Not surprisingly, a lot of people struggled with this. The trauma the survivors had suffered was summarily ignored; work would be what cured them (…sounds familiar, doesn’t it?). Orphaned teenagers were looked at not as victims of unspeakable horror who needed specialized assistance, but as self-absorbed narcissists who expected everyone to cater to them. The physical trauma people had suffered was dismissed as being psychosomatic and a sign that these were lazy, lazy people who didn’t want to work. How dare they expect any different treatment than other newcomers to America?

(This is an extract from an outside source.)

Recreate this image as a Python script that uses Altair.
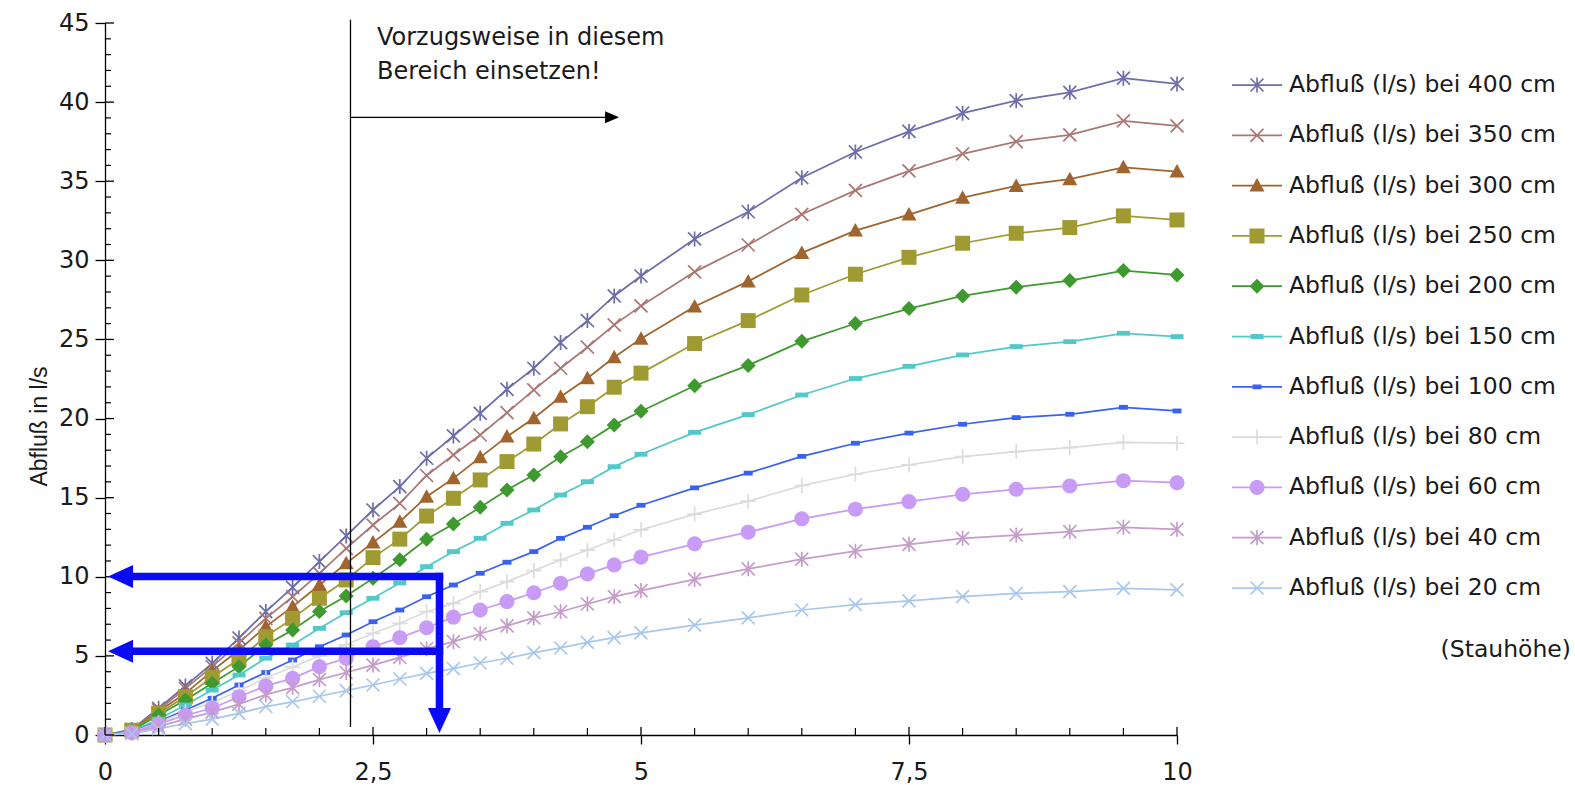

Ms. Cohen delves into the difficulties different groups faced: the religious Jews who struggled to find their place in a country that didn’t respect their beliefs and way of life; the unaccompanied minors who seemed to be almost universally looked upon by both agencies and their own extended families as massive burdens; the newly-formed families fracturing under the weight of all the burdens they carried. Occasionally an understanding caseworker would come along, but the majority of them seemed to resent their clients.
The style of this book is heavily academic; it’s not a long book, but it’s packed with information and a complex understanding of the survivors’ plights via how the agencies treated them and less via their personal and emotional struggles, and thus it’s a bit of a slow read. The horror is there, though it’s often couched between the lines, but Ms. Cohen doesn’t shy away from calling the agencies and caseworkers out as insensitive and uninformed. The United States has always been a hard country that seems to view the existence of a social safety net as a weakness and a moral failure, but this book really makes it seem as though this country delights in making every situation as difficult as possible for people who have already faced some of the worst situations imaginable. I’m guessing things have not gotten much better for new refugees from places like Syria, who have witnessed terrible nightmares of their own.
If you don’t mind the more academic style, Case Closed is a really eye-opening book. It highlights the insensitivity Holocaust survivors faced from basically every corner. They did make connections amongst themselves, amongst other survivors who understood and could relate to what they’d been through, but others didn’t seem to want to listen for a really long time after the war. It’s a heartbreaking book that tells a story that shouldn’t have happened this way, a story that disappointed me, but that didn’t really surprise.
Be kind to each other, people. It’s tough out there.